Why Bigger Batteries Can Make Sense for Facilities

The economics of battery energy storage for industrial sites hinge more on fixed installation expenses—concrete pads, permitting, and electrical integration—than on the battery pack itself. When a plant adds a 100 kWh unit, it incurs the same civil and engineering outlays as a 1 MWh system, so scaling up dilutes those costs across a larger energy reservoir. This cost‑per‑hour advantage improves the internal rate of return for time‑of‑use arbitrage and extends the viable backup window without proportionally raising capital outlay.

Demand for stationary storage is accelerating as utilities tighten peak‑demand tariffs and renewable intermittency spikes. SEIA data shows a 29% jump in U.S. BESS installations in 2025, with projected capacity climbing to 70 GWh (35 GW) this year. The surge is driven by falling lithium‑ion prices, supportive policy incentives, and manufacturers’ need to hedge against grid volatility. Larger, multi‑hour batteries enable facilities to capture high‑price electricity during peak periods while retaining sufficient reserve for unexpected outages, delivering a dual revenue stream that justifies the upfront investment.
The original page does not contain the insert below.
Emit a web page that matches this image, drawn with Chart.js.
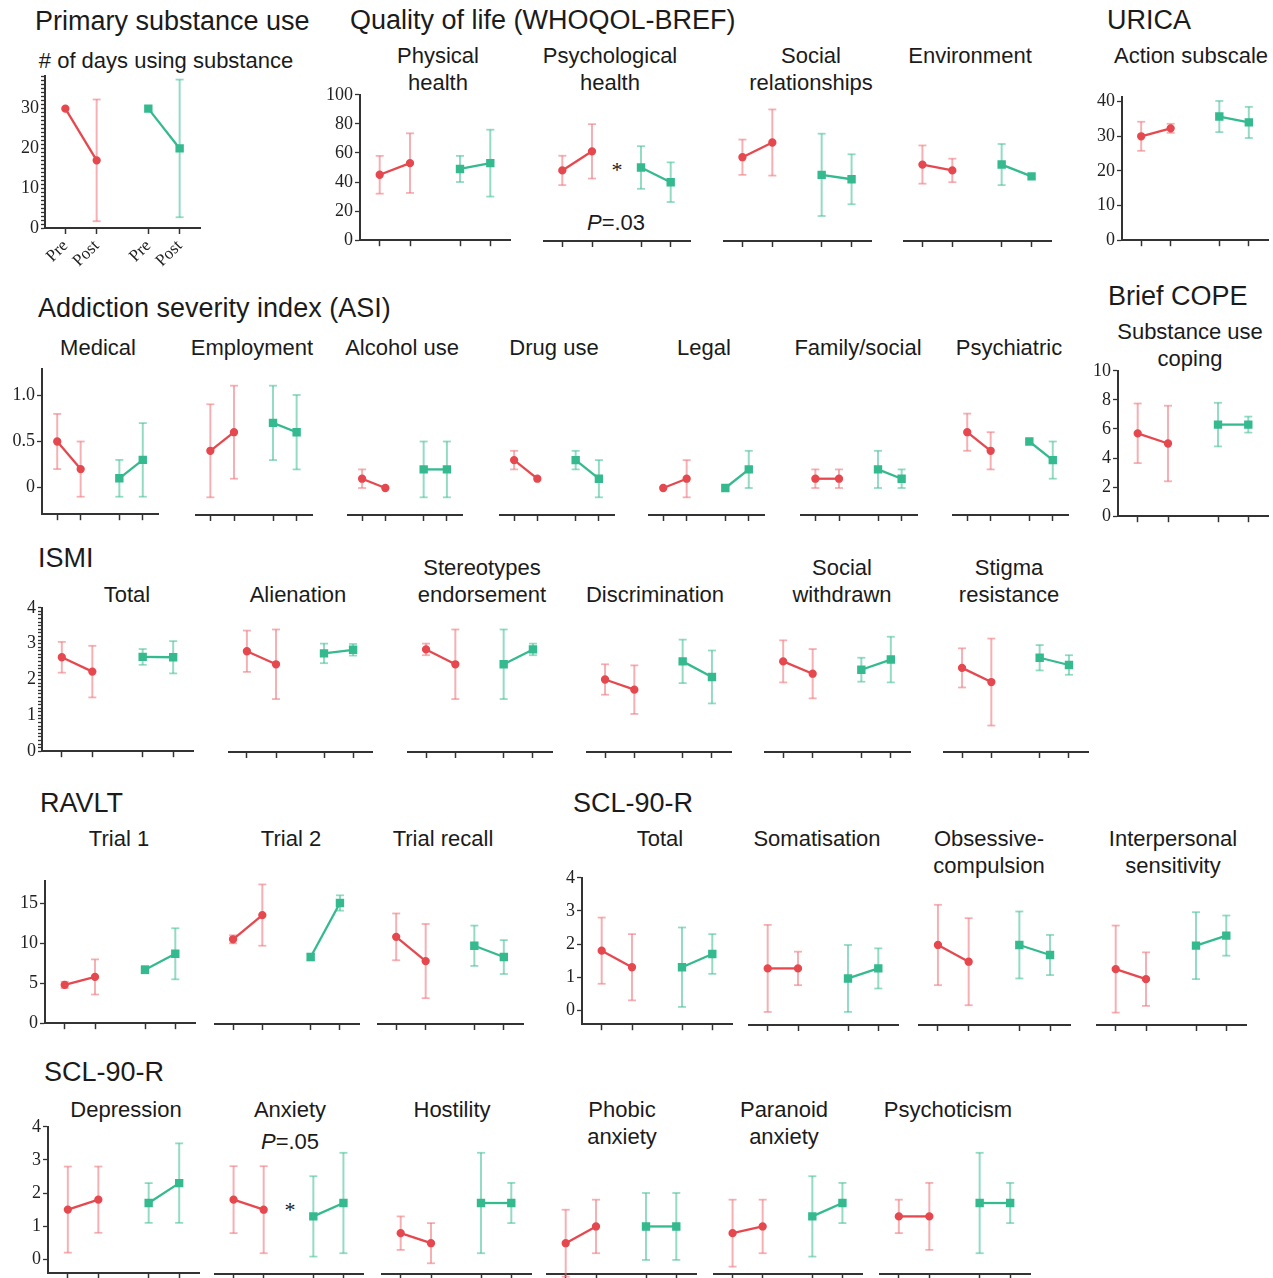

Choosing the right chemistry remains critical. Lead‑acid batteries provide instantaneous, no‑software backup but are limited to a few hours. Vanadium redox flow batteries excel in multi‑day endurance yet require auxiliary pumps that introduce a brief start‑up delay. A hybrid architecture—lead‑acid for instant response paired with a flow battery for extended discharge—covers roughly 90% of outage scenarios while mitigating the parasitic load of flow‑battery pumps. Lithium solutions add energy density but bring safety considerations. As cost curves flatten and integration expertise matures, facilities will increasingly tailor mixed‑technology BESS portfolios to balance reliability, duration, and total cost of ownership.